━━━━━ Dataset excerpts ━━━━━
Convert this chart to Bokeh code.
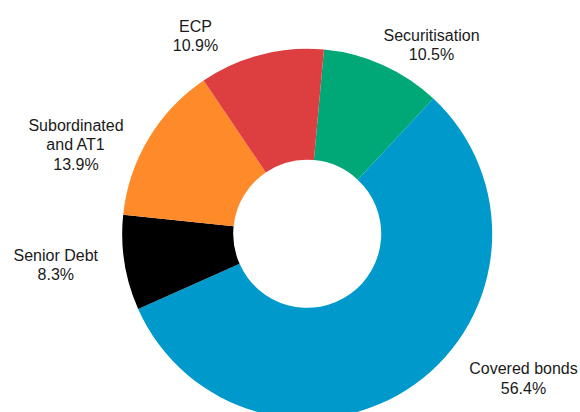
import math
from bokeh.plotting import figure
from bokeh.models import ColumnDataSource, Range1d
from bokeh.core.properties import value
from bokeh.embed import file_html
from bokeh.resources import INLINE

# ---- data (clockwise from the top) ----
categories = ["Securitisation", "Covered bonds", "Senior Debt", "Subordinated\nand AT1", "ECP"]
shares = [10.5, 56.4, 8.3, 13.9, 10.9]
colors = ["#00A878", "#0099CB", "#000000", "#FF8A2A", "#DD3E3F"]

# ---- layout ----
W, H = 580, 412
def to_data(wx, wy):
    return wx, H - wy

cx, cy = to_data(306.7, 233.3)
r_out, r_in = 185, 74
offset_deg = 5.2  # clockwise from 12 o'clock

label_pos = [(431, 44.5), (523, 378), (55.3, 264.5), (75.5, 144.5), (195, 35.5)]

total = sum(shares)
starts, ends = [], []
cum = 0.0
for s in shares:
    a0 = math.radians(90 - offset_deg - cum / total * 360)
    cum += s
    a1 = math.radians(90 - offset_deg - cum / total * 360)
    starts.append(a0)
    ends.append(a1)

src = ColumnDataSource(dict(start=starts, end=ends, color=colors))

p = figure(width=W, height=H, output_backend="svg", toolbar_location=None,
           x_range=Range1d(0, W), y_range=Range1d(0, H), min_border=0)
p.axis.visible = False
p.grid.visible = False
p.outline_line_color = None
p.background_fill_color = "white"

p.annular_wedge(x=cx, y=cy, inner_radius=r_in, outer_radius=r_out,
                start_angle="start", end_angle="end", direction="clock",
                fill_color="color", line_color=None, source=src)

lx, ly, txt = [], [], []
for (wx, wy), c, s in zip(label_pos, categories, shares):
    x, y = to_data(wx, wy)
    lx.append(x)
    ly.append(y)
    txt.append(f"{c}\n{s:.1f}%")

lsrc = ColumnDataSource(dict(x=lx, y=ly, text=txt))
p.text(x="x", y="y", text="text", source=lsrc, text_align="center",
       text_baseline="middle", text_font=value("Liberation Sans"),
       text_font_size="16px", text_color="#1a1a1a", text_line_height=1.15)

open("out.html", "w").write(file_html(p, INLINE))
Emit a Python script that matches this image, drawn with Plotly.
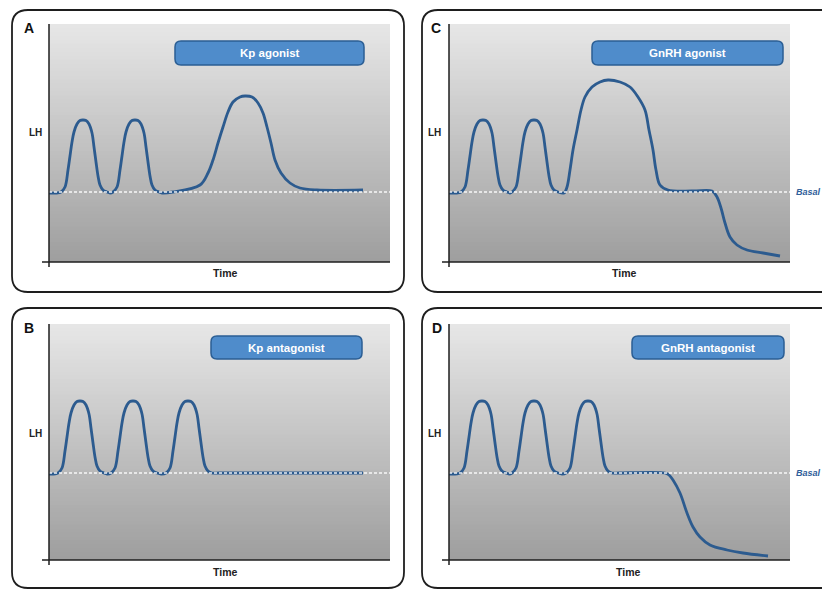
import plotly.graph_objects as go

W, H = 822, 590

# ---------------- data (time units, LH units) ----------------
panel_letters = ["A", "C", "B", "D"]
panel_titles = ["Kp agonist", "GnRH agonist", "Kp antagonist", "GnRH antagonist"]
axis_label_y = "LH"
axis_label_x = "Time"
basal_label = "Basal"

baseline_A = 70
baseline_C = 70
baseline_B = 87
baseline_D = 87

time_A = [0, 8, 12, 16, 19, 21, 23, 25, 28, 31, 34, 37, 40, 43, 45, 47, 49, 51, 54, 58, 61,
          64, 68, 71, 73, 75, 77, 80, 83, 86, 89, 92, 95, 97, 99, 101, 103, 106, 110, 113,
          124, 151, 159, 164, 169, 174, 179, 184, 191, 196, 203, 209, 214, 218, 222, 226, 232,
          241, 251, 268, 314]
lh_A = [69, 69, 70, 75, 92, 106, 120, 130, 138, 141.5, 142, 141.5, 138, 129, 115, 100, 86, 77,
        72, 70, 69,
        70, 75, 92, 106, 120, 130, 138, 141.5, 142, 141.5, 138, 129, 115, 100, 86, 77, 72, 70, 69,
        70, 77, 89, 102, 119, 135, 150, 160, 165, 166, 165, 159, 149, 135, 119, 102, 89, 79, 74,
        72, 72]

time_C = [0, 8, 12, 16, 19, 21, 23, 25, 28, 31, 34, 37, 40, 43, 45, 47, 49, 51, 54, 58, 61,
          63, 67, 70, 72, 74, 76, 79, 82, 85, 88, 91, 94, 96, 98, 100, 102, 105, 109, 115,
          118, 121, 124, 128, 132, 136, 143, 151, 159, 171, 181, 189, 196, 200, 204, 207, 211,
          219, 244, 263,
          268, 272, 276, 281, 288, 298, 314, 331]
lh_C = [69, 69, 70, 75, 92, 106, 120, 130, 138, 141.5, 142, 141.5, 138, 129, 115, 100, 86, 77,
        72, 70, 69,
        70, 75, 92, 106, 120, 130, 138, 141.5, 142, 141.5, 138, 129, 115, 100, 86, 77, 72, 70, 69,
        75, 92, 112, 132, 152, 165, 175, 180, 182, 180, 175, 165, 152, 132, 112, 92, 77, 72, 71, 71,
        65, 54, 39, 25, 17, 12, 9, 6]

time_B = [0, 9, 13, 16, 18, 20, 22, 25, 28, 31, 34, 37, 40, 42, 44, 46, 48, 51, 55, 58,
          62, 66, 69, 71, 73, 75, 78, 81, 84, 87, 90, 93, 95, 97, 99, 101, 104, 108, 112,
          117, 121, 124, 126, 128, 130, 133, 136, 139, 142, 145, 148, 150, 152, 154, 156, 159,
          163, 170, 314]
lh_B = [86, 87, 92, 109, 123, 137, 147, 155, 158.5, 159, 158.5, 155, 146, 132, 117, 103, 94, 89,
        87, 86,
        87, 92, 109, 123, 137, 147, 155, 158.5, 159, 158.5, 155, 146, 132, 117, 103, 94, 89, 87, 86,
        87, 92, 109, 123, 137, 147, 155, 158.5, 159, 158.5, 155, 146, 132, 117, 103, 94, 89, 87,
        87, 87]

time_D = [0, 11, 15, 18, 20, 22, 24, 27, 30, 33, 36, 39, 42, 44, 46, 48, 50, 53, 57, 60,
          63, 67, 70, 72, 74, 76, 79, 82, 85, 88, 91, 94, 96, 98, 100, 102, 105, 109, 113,
          117, 121, 124, 126, 128, 130, 133, 136, 139, 142, 145, 148, 150, 152, 154, 156, 159,
          163, 170, 216,
          220, 224, 231, 238, 244, 251, 261, 278, 294, 319]
lh_D = [86, 87, 92, 109, 123, 137, 147, 155, 158.5, 159, 158.5, 155, 146, 132, 117, 103, 94, 89,
        87, 86,
        87, 92, 109, 123, 137, 147, 155, 158.5, 159, 158.5, 155, 146, 132, 117, 103, 94, 89, 87, 86,
        87, 92, 109, 123, 137, 147, 155, 158.5, 159, 158.5, 155, 146, 132, 117, 103, 94, 89, 87,
        87, 87,
        85, 80, 67, 47, 33, 23, 15, 10, 7, 4]

# ---------------- layout helpers (window pixel coords -> paper) ----------------
def X(px):
    return px / W

def Y(py):
    return 1 - py / H

CURVE = "#2c5b8f"
BOX_FILL = "#4f8ccb"
BOX_LINE = "#2b5e94"
FONT = "Liberation Sans, Arial, sans-serif"

# plot areas in pixels: (left, right, top, bottom)
areas = [(49, 390, 24, 262), (449, 790, 24, 262), (49, 390, 324, 560), (449, 790, 324, 560)]
yranges = [238, 238, 236, 236]
curves = [(time_A, lh_A, baseline_A), (time_C, lh_C, baseline_C),
          (time_B, lh_B, baseline_B), (time_D, lh_D, baseline_D)]
frames = [(12, 404, 10, 292), (422, 845, 10, 292), (12, 404, 308, 588), (422, 845, 308, 588)]
boxes = [(175, 364, 41, 65), (592, 783, 41, 65), (211, 362, 336, 359), (632, 784, 336, 359)]
letter_pos = [(29.5, 28), (436, 28), (29.5, 328), (437, 328)]
lh_pos = [(35, 132), (435, 132), (35, 433), (435, 433)]
time_pos = [(225, 273), (624, 273), (225, 572), (628, 572)]
basal_panels = [1, 3]

fig = go.Figure()
shapes = []
annotations = []


def rounded_path(x0, x1, y0, y1, r):
    pts = [f"M {X(x0 + r)},{Y(y0)}",
           f"L {X(x1 - r)},{Y(y0)}",
           f"Q {X(x1)},{Y(y0)} {X(x1)},{Y(y0 + r)}",
           f"L {X(x1)},{Y(y1 - r)}",
           f"Q {X(x1)},{Y(y1)} {X(x1 - r)},{Y(y1)}",
           f"L {X(x0 + r)},{Y(y1)}",
           f"Q {X(x0)},{Y(y1)} {X(x0)},{Y(y1 - r)}",
           f"L {X(x0)},{Y(y0 + r)}",
           f"Q {X(x0)},{Y(y0)} {X(x0 + r)},{Y(y0)}",
           "Z"]
    return " ".join(pts)


def lerp_color(c0, c1, t):
    return "rgb({},{},{})".format(*[round(a + (b - a) * t) for a, b in zip(c0, c1)])


TOP = (231, 231, 231)
BOT = (158, 158, 158)
NSTRIP = 60

for i in range(4):
    sfx = "" if i == 0 else str(i + 1)
    xa, ya = "x" + sfx, "y" + sfx
    l, r, t, b = areas[i]
    fig.update_layout(**{
        "xaxis" + sfx: dict(domain=[X(l), X(r)], range=[0, r - l], visible=False,
                            fixedrange=True, anchor=ya),
        "yaxis" + sfx: dict(domain=[Y(b), Y(t)], range=[0, yranges[i]], visible=False,
                            fixedrange=True, anchor=xa),
    })
    fx0, fx1, fy0, fy1 = frames[i]
    shapes.append(dict(type="path", xref="paper", yref="paper",
                       path=rounded_path(fx0, fx1, fy0, fy1, 16),
                       line=dict(color="#1e1e1e", width=1.8), fillcolor="white", layer="below"))
    for k in range(NSTRIP):
        shapes.append(dict(type="rect", xref=xa + " domain", yref=ya + " domain",
                           x0=0, x1=1, y0=max(0, 1 - (k + 1) / NSTRIP - 0.004),
                           y1=1 - k / NSTRIP,
                           fillcolor=lerp_color(TOP, BOT, (k + 0.5) / NSTRIP),
                           line=dict(width=0), layer="below"))
    shapes.append(dict(type="line", xref=xa + " domain", yref=ya + " domain",
                       x0=0, x1=0, y0=-5 / (b - t), y1=1,
                       line=dict(color="#1e1e1e", width=1.5)))
    shapes.append(dict(type="line", xref=xa + " domain", yref=ya + " domain",
                       x0=-7 / (r - l), x1=1, y0=0, y1=0,
                       line=dict(color="#1e1e1e", width=1.5)))
    bx0, bx1, by0, by1 = boxes[i]
    shapes.append(dict(type="path", xref="paper", yref="paper",
                       path=rounded_path(bx0, bx1, by0, by1, 6),
                       line=dict(color=BOX_LINE, width=1.5), fillcolor=BOX_FILL))
    annotations.append(dict(xref="paper", yref="paper", x=X((bx0 + bx1) / 2),
                            y=Y((by0 + by1) / 2),
                            text=f"<b>{panel_titles[i]}</b>", showarrow=False,
                            font=dict(family=FONT, size=11.5, color="white"),
                            xanchor="center", yanchor="middle"))
    lx, ly = letter_pos[i]
    annotations.append(dict(xref="paper", yref="paper", x=X(lx), y=Y(ly),
                            text=f"<b>{panel_letters[i]}</b>", showarrow=False,
                            font=dict(family=FONT, size=14, color="#111"),
                            xanchor="center", yanchor="middle"))
    hx, hy = lh_pos[i]
    annotations.append(dict(xref="paper", yref="paper", x=X(hx), y=Y(hy),
                            text=f"<b>{axis_label_y}</b>", showarrow=False,
                            font=dict(family=FONT, size=10, color="#222"),
                            xanchor="center", yanchor="middle"))
    tx, ty = time_pos[i]
    annotations.append(dict(xref="paper", yref="paper", x=X(tx), y=Y(ty),
                            text=f"<b>{axis_label_x}</b>", showarrow=False,
                            font=dict(family=FONT, size=10.5, color="#222"),
                            xanchor="center", yanchor="middle"))

    tt, vv, base = curves[i]
    fig.add_trace(go.Scatter(x=tt, y=vv, mode="lines", xaxis=xa, yaxis=ya,
                             line=dict(color=CURVE, width=2.8, shape="spline", smoothing=1.0),
                             hoverinfo="skip", showlegend=False))
    fig.add_trace(go.Scatter(x=[0, r - l], y=[base, base], mode="lines", xaxis=xa, yaxis=ya,
                             line=dict(color="rgba(255,255,255,0.9)", width=1.5, dash="3px,2px"),
                             hoverinfo="skip", showlegend=False))
    if i in basal_panels:
        base_py = b - base * (b - t) / yranges[i]
        annotations.append(dict(xref="paper", yref="paper", x=X(r + 4), y=Y(base_py),
                                text=f"<b><i>{basal_label}</i></b>", showarrow=False,
                                font=dict(family=FONT, size=9, color="#2f609a"),
                                xanchor="left", yanchor="middle"))

fig.update_layout(width=W, height=H, margin=dict(l=0, r=0, t=0, b=0),
                  paper_bgcolor="white", plot_bgcolor="rgba(0,0,0,0)",
                  shapes=shapes, annotations=annotations, showlegend=False)

fig.write_html("out.html", config={"displayModeBar": False},
               post_script="document.body.style.margin='0';document.body.style.overflow='hidden';")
━━━━━
Repeat the lines exactly as they stand, from the opening line of the data through the line with "from bokeh.resources import INLINE". Pictures stay out of the copy.

- Solution to this problem
Convert this chart to Bokeh code.
import math
from bokeh.plotting import figure
from bokeh.models import ColumnDataSource, Range1d
from bokeh.core.properties import value
from bokeh.embed import file_html
from bokeh.resources import INLINE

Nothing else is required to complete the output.